1 files changed, 88 insertions, 26 deletions
diff --git a/src/mem/cache/cache.cc b/src/mem/cache/cache.cc
index a03790abc..58afdc79a 100644
--- a/src/mem/cache/cache.cc
+++ b/src/mem/cache/cache.cc
@@ -68,7 +68,11 @@ Cache::Cache(const CacheParams *p)
       tags(p->tags),
       prefetcher(p->prefetcher),
       doFastWrites(true),
-      prefetchOnAccess(p->prefetch_on_access)
+      prefetchOnAccess(p->prefetch_on_access),
+      clusivity(p->clusivity),
+      tempBlockWriteback(nullptr),
+      writebackTempBlockAtomicEvent(this, false,
+                                    EventBase::Delayed_Writeback_Pri)
 {
     tempBlock = new CacheBlk();
     tempBlock->data = new uint8_t[blkSize];
@@ -198,10 +202,10 @@ Cache::satisfyCpuSideRequest(PacketPtr pkt, CacheBlk *blk,
                 if (blk->isDirty()) {
                     pkt->assertMemInhibit();
                 }
-                // on ReadExReq we give up our copy unconditionally
-                if (blk != tempBlock)
-                    tags->invalidate(blk);
-                blk->invalidate();
+                // on ReadExReq we give up our copy unconditionally,
+                // even if this cache is mostly inclusive, we may want
+                // to revisit this
+                invalidateBlock(blk);
             } else if (blk->isWritable() && !pending_downgrade &&
                        !pkt->sharedAsserted() &&
                        pkt->cmd != MemCmd::ReadCleanReq) {
@@ -220,9 +224,30 @@ Cache::satisfyCpuSideRequest(PacketPtr pkt, CacheBlk *blk,
                     if (!deferred_response) {
                         // if we are responding immediately and can
                         // signal that we're transferring ownership
-                        // along with exclusivity, do so
+                        // (inhibit set) along with exclusivity
+                        // (shared not set), do so
                         pkt->assertMemInhibit();
+
+                        // if this cache is mostly inclusive, we keep
+                        // the block as writable (exclusive), and pass
+                        // it upwards as writable and dirty
+                        // (modified), hence we have multiple caches
+                        // considering the same block writable,
+                        // something that we get away with due to the
+                        // fact that: 1) this cache has been
+                        // considered the ordering points and
+                        // responded to all snoops up till now, and 2)

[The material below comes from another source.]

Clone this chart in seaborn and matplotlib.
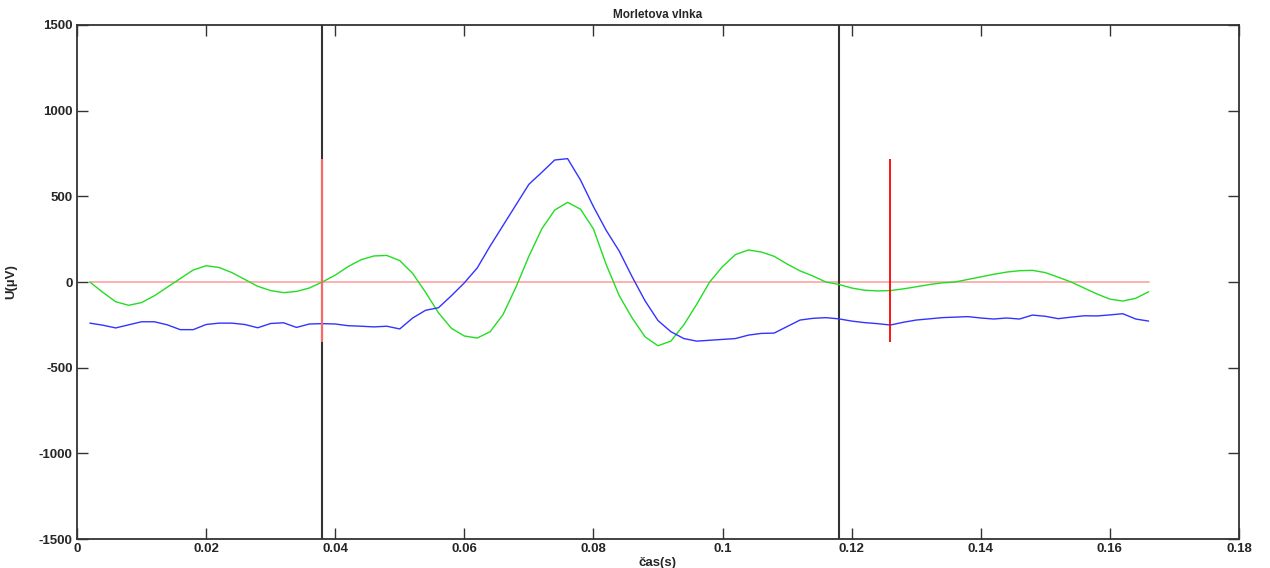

+                        // we always snoop upwards before consulting
+                        // the local cache, both on a normal request
+                        // (snooping done by the crossbar), and on a
+                        // snoop
                         blk->status &= ~BlkDirty;
+
+                        // if this cache is mostly exclusive with
+                        // respect to the cache above, drop the block
+                        if (clusivity == Enums::mostly_excl) {
+                            invalidateBlock(blk);
+                        }
                     } else {
                         // if we're responding after our own miss,
                         // there's a window where the recipient didn't
@@ -241,9 +266,10 @@ Cache::satisfyCpuSideRequest(PacketPtr pkt, CacheBlk *blk,
         // Upgrade or Invalidate, since we have it Exclusively (E or
         // M), we ack then invalidate.
         assert(pkt->isUpgrade() || pkt->isInvalidate());
-        assert(blk != tempBlock);
-        tags->invalidate(blk);
-        blk->invalidate();
+
+        // for invalidations we could be looking at the temp block
+        // (for upgrades we always allocate)
+        invalidateBlock(blk);
         DPRINTF(Cache, "%s for %s addr %#llx size %d (invalidation)\n",
                 __func__, pkt->cmdString(), pkt->getAddr(), pkt->getSize());
     }
@@ -761,7 +787,8 @@ Cache::recvTimingReq(PacketPtr pkt)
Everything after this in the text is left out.